After digitizing libraries, translating knowledge?

Nine years ago I asked the question “Can we localize entire libraries?” In the wake of the National Library of Norway‘s (Nasjonalbiblioteket) digitization of its holdings and collaboration with Nigeria on materials in the latter’s languages, it seems like time to review what mass digitization could mean for translation of knowledge into diverse languages.

My original question in 2008 came from looking at trends in digitizing books – notably Google Books – and machine translation (MT). It elicited some interesting responses, including Kirtee Vashi’s mention of an Asia Online project planning to link these two trends.

Book scanners. Source: TecheBlog.com

In the ensuing years, Google Books’ digitization program – the biggest and most promising book digitization effort – ran into controversy over rights to reproduce copyrighted materials beginning in 2008. This ultimately has put their entire vision of digital access to a vast library of works in doubt.
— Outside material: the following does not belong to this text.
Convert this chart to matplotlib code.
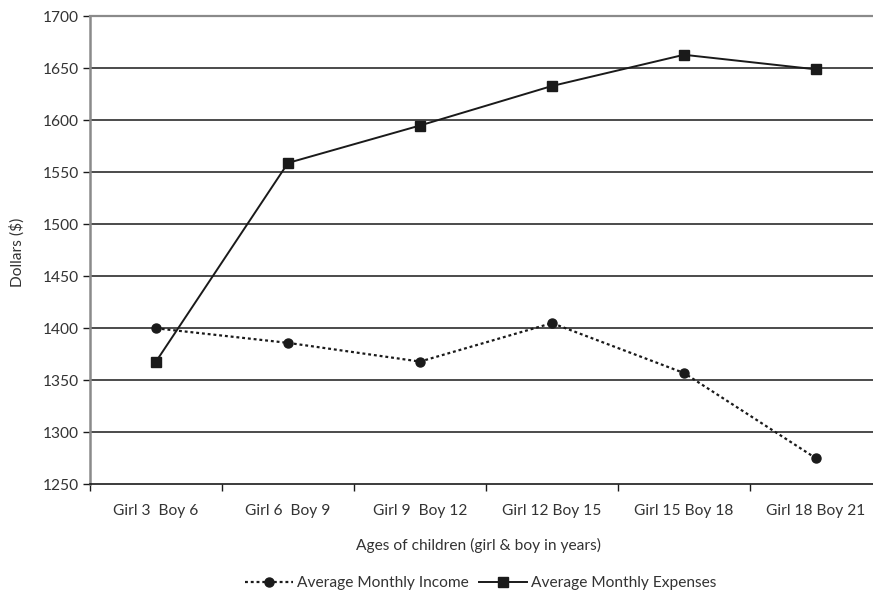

And the unrelated Asia Online project, which used statistical MT to translate 3.5 million pages of the English Wikipedia into Thai, was stopped in mid-2011 in the aftermath of a changed political situation in Thailand and funding issues.  (Asia Online has since become Omniscien Technologies)
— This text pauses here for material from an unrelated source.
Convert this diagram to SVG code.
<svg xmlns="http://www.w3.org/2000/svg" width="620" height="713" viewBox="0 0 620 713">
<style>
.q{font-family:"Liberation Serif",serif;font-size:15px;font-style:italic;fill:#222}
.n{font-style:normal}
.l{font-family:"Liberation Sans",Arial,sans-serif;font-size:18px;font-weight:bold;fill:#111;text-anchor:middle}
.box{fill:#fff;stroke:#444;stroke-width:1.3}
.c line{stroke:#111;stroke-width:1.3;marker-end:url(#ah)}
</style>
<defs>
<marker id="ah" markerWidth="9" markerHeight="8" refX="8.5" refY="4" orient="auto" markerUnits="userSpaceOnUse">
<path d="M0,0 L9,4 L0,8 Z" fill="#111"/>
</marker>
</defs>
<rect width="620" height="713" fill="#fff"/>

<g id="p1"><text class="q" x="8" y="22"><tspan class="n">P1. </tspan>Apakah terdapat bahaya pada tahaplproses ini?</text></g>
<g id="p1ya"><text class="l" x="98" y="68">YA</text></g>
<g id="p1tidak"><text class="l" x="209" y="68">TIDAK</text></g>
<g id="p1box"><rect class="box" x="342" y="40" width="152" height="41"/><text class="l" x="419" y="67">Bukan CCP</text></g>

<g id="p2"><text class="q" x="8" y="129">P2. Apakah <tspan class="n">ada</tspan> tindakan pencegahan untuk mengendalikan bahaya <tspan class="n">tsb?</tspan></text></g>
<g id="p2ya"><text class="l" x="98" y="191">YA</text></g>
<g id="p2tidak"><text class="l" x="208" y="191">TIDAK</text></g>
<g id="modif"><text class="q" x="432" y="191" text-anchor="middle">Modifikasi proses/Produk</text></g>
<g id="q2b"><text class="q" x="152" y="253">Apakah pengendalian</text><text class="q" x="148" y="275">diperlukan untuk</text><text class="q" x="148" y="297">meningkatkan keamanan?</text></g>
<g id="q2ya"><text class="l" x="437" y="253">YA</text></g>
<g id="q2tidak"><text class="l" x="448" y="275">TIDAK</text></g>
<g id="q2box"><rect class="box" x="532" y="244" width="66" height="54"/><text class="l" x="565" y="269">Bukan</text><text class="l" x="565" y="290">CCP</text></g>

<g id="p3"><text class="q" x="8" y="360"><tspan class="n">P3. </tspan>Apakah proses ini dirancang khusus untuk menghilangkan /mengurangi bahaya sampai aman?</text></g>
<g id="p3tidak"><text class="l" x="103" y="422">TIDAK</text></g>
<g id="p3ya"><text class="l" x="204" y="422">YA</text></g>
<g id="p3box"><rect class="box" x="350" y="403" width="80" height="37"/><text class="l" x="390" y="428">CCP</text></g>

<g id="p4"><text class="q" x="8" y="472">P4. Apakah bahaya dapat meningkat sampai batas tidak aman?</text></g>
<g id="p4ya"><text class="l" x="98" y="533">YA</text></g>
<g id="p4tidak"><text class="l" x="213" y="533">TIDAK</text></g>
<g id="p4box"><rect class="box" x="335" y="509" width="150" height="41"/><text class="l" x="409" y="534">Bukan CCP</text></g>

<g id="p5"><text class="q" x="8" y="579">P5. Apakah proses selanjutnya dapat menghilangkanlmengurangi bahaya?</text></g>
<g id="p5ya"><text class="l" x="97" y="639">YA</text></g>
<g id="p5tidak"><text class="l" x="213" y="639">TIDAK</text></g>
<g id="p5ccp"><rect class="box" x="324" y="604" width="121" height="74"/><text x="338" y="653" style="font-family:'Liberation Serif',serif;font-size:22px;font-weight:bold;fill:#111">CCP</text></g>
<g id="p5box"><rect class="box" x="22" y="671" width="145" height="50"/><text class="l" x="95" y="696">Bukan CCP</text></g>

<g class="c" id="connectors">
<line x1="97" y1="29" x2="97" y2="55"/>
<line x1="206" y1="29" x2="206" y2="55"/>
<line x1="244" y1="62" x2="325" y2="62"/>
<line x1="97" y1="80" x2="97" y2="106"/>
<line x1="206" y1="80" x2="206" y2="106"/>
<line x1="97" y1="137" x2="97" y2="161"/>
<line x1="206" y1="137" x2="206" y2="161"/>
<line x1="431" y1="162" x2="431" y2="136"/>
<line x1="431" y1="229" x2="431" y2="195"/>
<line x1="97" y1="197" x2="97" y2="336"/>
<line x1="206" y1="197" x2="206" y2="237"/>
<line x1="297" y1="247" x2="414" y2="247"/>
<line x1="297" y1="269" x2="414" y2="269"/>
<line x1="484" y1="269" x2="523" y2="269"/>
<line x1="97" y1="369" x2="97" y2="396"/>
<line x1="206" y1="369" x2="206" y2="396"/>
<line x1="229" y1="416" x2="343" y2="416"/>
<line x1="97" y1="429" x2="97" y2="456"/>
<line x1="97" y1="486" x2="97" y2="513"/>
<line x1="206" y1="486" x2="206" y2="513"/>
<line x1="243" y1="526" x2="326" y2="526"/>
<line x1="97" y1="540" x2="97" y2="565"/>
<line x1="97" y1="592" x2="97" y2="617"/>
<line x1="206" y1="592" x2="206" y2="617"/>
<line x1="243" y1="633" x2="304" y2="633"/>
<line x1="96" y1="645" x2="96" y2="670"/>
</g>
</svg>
So while the technologies for digitization and for MT – the two pieces in localizing libraries of information – are established and improving, each has encountered some combination of legal, political , or funding issues limiting their use individually for mass expansion of access to knowledge, as well as their potential use in tandem.
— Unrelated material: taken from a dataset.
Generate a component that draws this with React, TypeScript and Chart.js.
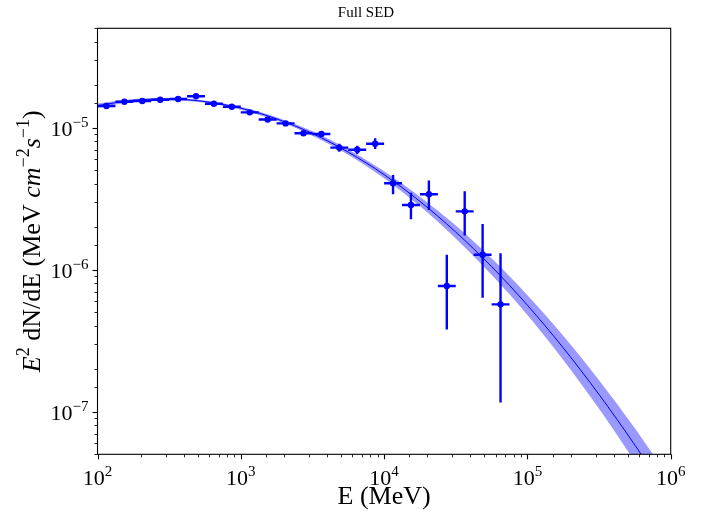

However, could the Norwegian program, announced in 2013, and the project it has with Nigeria, announced earlier this year, introduce a new dynamic, at least for mass digitization? Could and should large national libraries take the lead in this area?

The idea of digitizing libraries has generally been advocated in terms of access to knowledge, without particular reference to the languages in which publications are written. But languages are critical not only for access to knowledge, but also for facilitating scholarship and the interfacing of ways of knowing. Hence the need to associate mass digitization and MT.

There is at least one proposed project mentioning the potential for translation of books that have been digitized – Internet Archive’s initiative to digitize 4 million books (a semifinalist in the MacArthur Foundation’s 100 & Change grant competition).

Any such digital data produced by the Nasjonalbiblioteket, Google Books, Internet Archive, or any other organization could be translated with MT into other languages, with a few caveats (quality of optical character recognition [OCR]; how well resourced a particular language is; and of course the accuracy of the MT). This means that potentially any mass digitization could be mass translated into a large number of languages, given legal cover and sufficient funding.

What about the accuracy of MT, and how useful could mass MT of mass digitization be if there are inaccuracies? These are critical questions for any project to use MT to translate digitizations. Responses could reference, for instance, domain-specific MT, which is generally more accurate than general MT, provided of course that the material matches the domain used. Or perhaps some system for post-editing could be devised.

This is an exciting area that needs more attention and policy support. Books and other production in print can be digitized on a mass scale, making the knowledge in them more widely available. Digitized text can be machine translated into other languages, and the quality of that can be made high enough for use by speakers of the target languages. As much as the printing press revolutionized access to knowledge of that age, so too the potential to digitize and translate what is in print promises another revolution benefiting more people directly.